In other words, despite gold's fundamental balance improving, it is unlikely to be a main influence in driving current price levels higher.

Instead, the future path of the dollar, oil prices and geo political developments are likely to remain key in the gold market over the next few months.

The market is likely to remain choppy. Rising prices will often result in to profit taking and long liquidation, resulting in correction.

Crude

The market is getting ready for the summer driving season in the US. With the US gasoline market tightening and prices firming up, refiners are sure to commence inventory building.

The `crack spread' — profit margin from turning crude into gasoline and heating oil — is currently trading at highs not seen since September 2005 when Katrina and Rita ripped through the Gulf. There is a strong expectation that demand for crude from profit seeking refiners will drastically pick up.

Base metals

Last Wednesday's dovish Fed comments, overall supportive Chinese metals trade data and recent trend of LME stock drawdowns have combined to impart an upward thrust to the base and industrial metals markets. Better-than-expected US existing home sales data (showed sales were 3.9 per cent higher in February, their third consecutive monthly rise) to 6.69 million units (annual rate) was supportive of base metals. Copper prices gained by slightly less than 2 per cent last week, underpinned by over 10,200 tonnes decline in LME stocks.

On Friday, LME cash was at $6,787 a tonne and LME 3-month $ 6,720/t. LME stocks continued their decline for 10 days in a row.
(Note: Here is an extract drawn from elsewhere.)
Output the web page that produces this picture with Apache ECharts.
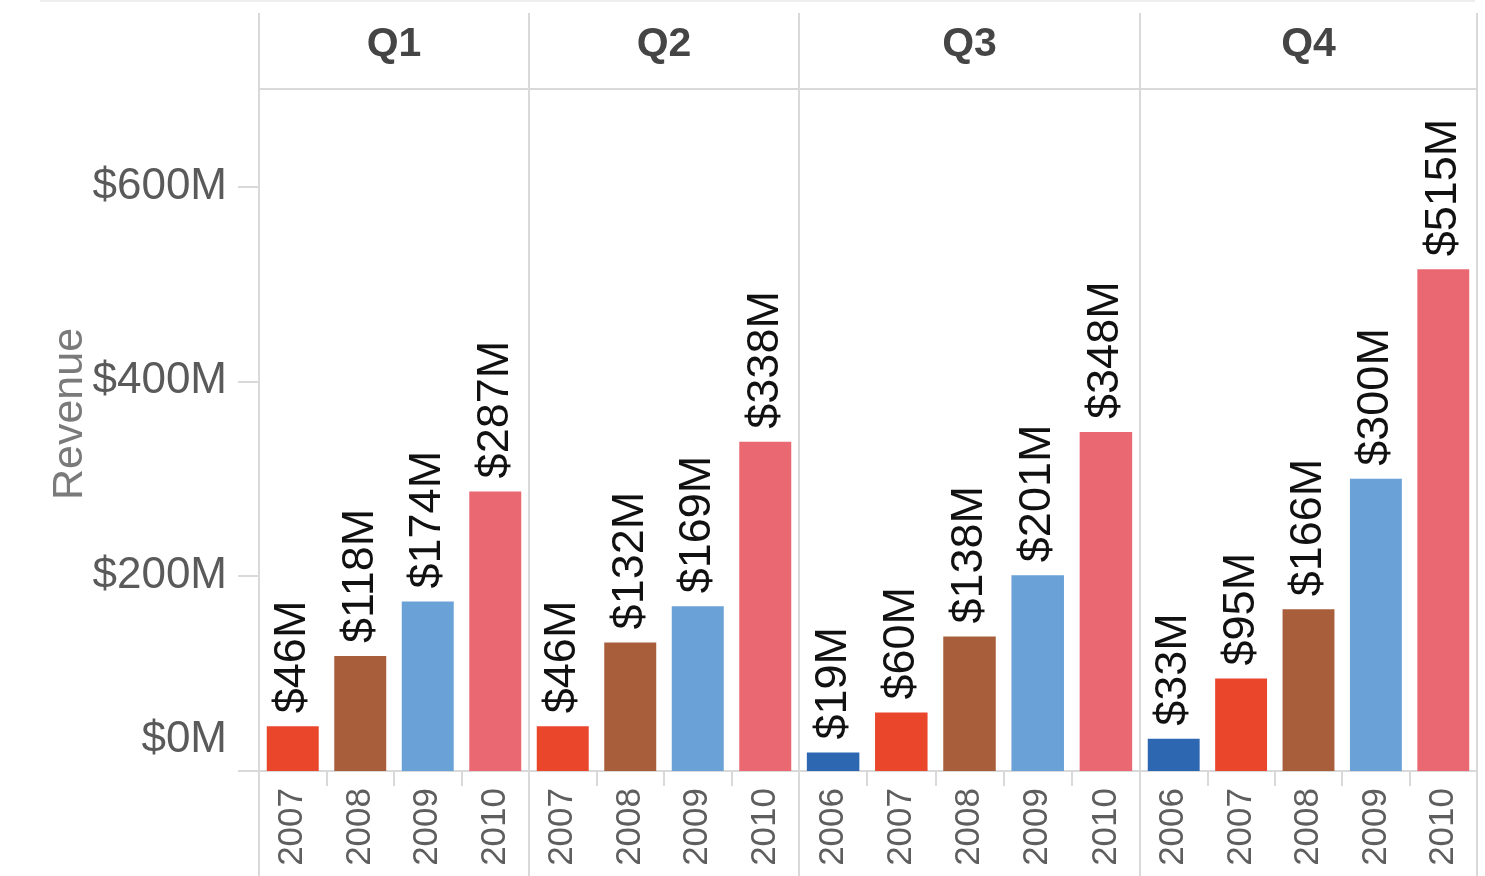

The recent rally in copper prices has been on the back of short-covering activity, although last Thursday's data showed a rise in open interest, something that suggests fresh buying.

For copper prices it would be crucial whether a more consistent follow through buying that reflects a bullish sentiment materialises. Chartists have cautioned against a near-term bullish view on copper. The market was unable to hold above the $6,800 hurdle (50 per cent retracement of the May 2006/Febraury 2007 decline) and closed lower.

Momentum is at overbought levels that have led to price pullbacks over the last nine months. However, a significant support area is at the recent breakout level of 6,375/6,410. In the absence of a break below this level, a pullback may be viewed as a pause in an ongoing recovery. A move above 6,800 would point to 7,100 into the next quarter, analysts asserted.

Tin

Tin prices have been buoyant, reaching a multi-year high of $14,300/t. Prices continue to gain support on the back of supply side uncertainties from Indonesia's Bangka Island, while the recent trend of stock outflows highlights market tightness. LME tin stocks have been falling and are close to the lowest levels since November 2005.